Week 5 Framing Questions

Seminar Texts

  • Baker, Steve. “What is the Postmodern Animal?,” The Animals Reader: The Essential Classic and Contemporary Writings. Eds. Linda Kalof and Amy Fitzgerald. Gordonsville, VA: Berg Publishers, 2007. 278-288. Print.
  • Bekoff, Marc. “Wild Justice and Fair Play: Cooperation, Forgiveness and Morality in Animals,” The Animals Reader: The Essential Classic and Contemporary Writings. Eds. Linda Kalof and Amy Fitzgerald. Gordonsville, VA: Berg Publishers, 2007. 72-90. Print.
  • Childs, Craig. “Coyote.” The Animal Dialogues: Uncommon Encounters in the Wild. New York, NY: Back Bay Books / Little, Brown and Company, 2007. 35-46. PDF.
  • Wells, Paul. “Anthropomorphism, Practice, Narrative,” The Animated Bestiary. New Brunswick, NJ: Rutgers University Press, 2009.  93-134. Print.
  • Tex Avery, A Day at the Zoo, 8 min.
  • Chuck Jones, What’s Opera Doc, 1957
  • Gianini and Luzatti, The Thieving Magpie, 1964
  • Alex Weil, One Rat Short, 2006
  • Sara Petty, Furies, 1977, 4 min, 16mm
  • Fleischer Brothers Studios, Betty Boop’s May Party, 1935, 8 min., 16mm
  • Suzie Templeton, Dog, 2001

Framing Questions:
Respond to each of the following questions with a paragraph.

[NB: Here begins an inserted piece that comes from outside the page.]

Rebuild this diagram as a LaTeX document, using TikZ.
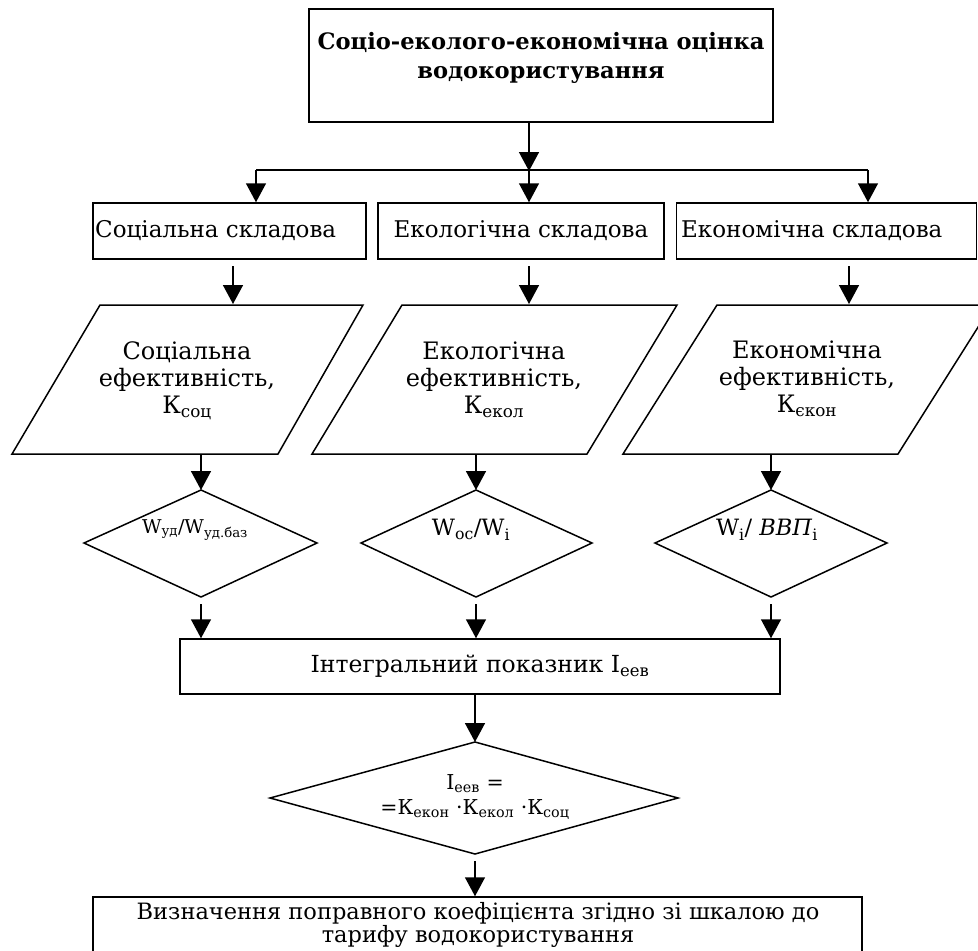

  1. In chapter 3, Wells expands his model of bestial ambivalence: he has been using it as a way of categorizing types of animal representation within animated narratives, now he suggests that it “can also be used to define a narrative per se” (125). That is: it works as a way of categorizing narratives themselves as “the pure animal tale, the critical human story, the aspirational human narrative, and the humanimal scenario” (125). Using this system, try to identify three examples of each category from the animated and literary texts that we have studied in the program to date. Explain the thinking behind your choices: what makes the narratives fit (or not fit) into particular categories?
  2. Bekoff describes an approach to considering animals’ private experiences that he refers to as biocentrically anthropomorphic. He also describes non-human behaviors that indicate that humans are not the only beings with a sense of justice and morality. Given his ideas and what you gleaned from Amy Cook’s lecture on Animal Umwelt, describe what characteristics would be important to represent in a “pure animal” story using your animal.
  3. Baker offers an alternative to Wells’s typology of pure animal, aspirational human, critical human and hybrid humanimal: a “spectrum ranging from the animal-endorsing to the animal-skeptical” (280). At one end of this “spectrum” is art that aligns itself “with the work of conservationists, or perhaps of animal advocacy,” and at the other is work that critiques“ culture’s means of constructing and classifying the animal in order to make it meaningful to the human” (280). Consider again the animated and literary texts you identified in Question 1 and situate them on Baker’s continuum. Explain your reasoning: what makes them more or less “animal-endorsing” or “animal-skeptical”?
  4. Focus specifically on “Coyote” by Craig Childs. What kind of narrative is this according to Wells’s typology? Where on Baker’s continuum does it fall? How is Bekoff’s biocentric anthropomorphism functioning in Childs’s experiences with the coyotes and in the stories he tells about them? Use examples from the essay to support your ideas.

Seminar, Week 5—9:00am, Thursday, May 3.

Formatting Requirements

  • Bring 2 hardcopies to seminar.
  • Number each response (1-5).
  • Name, date, week #, and program title.
  • Number and staple multiple pages.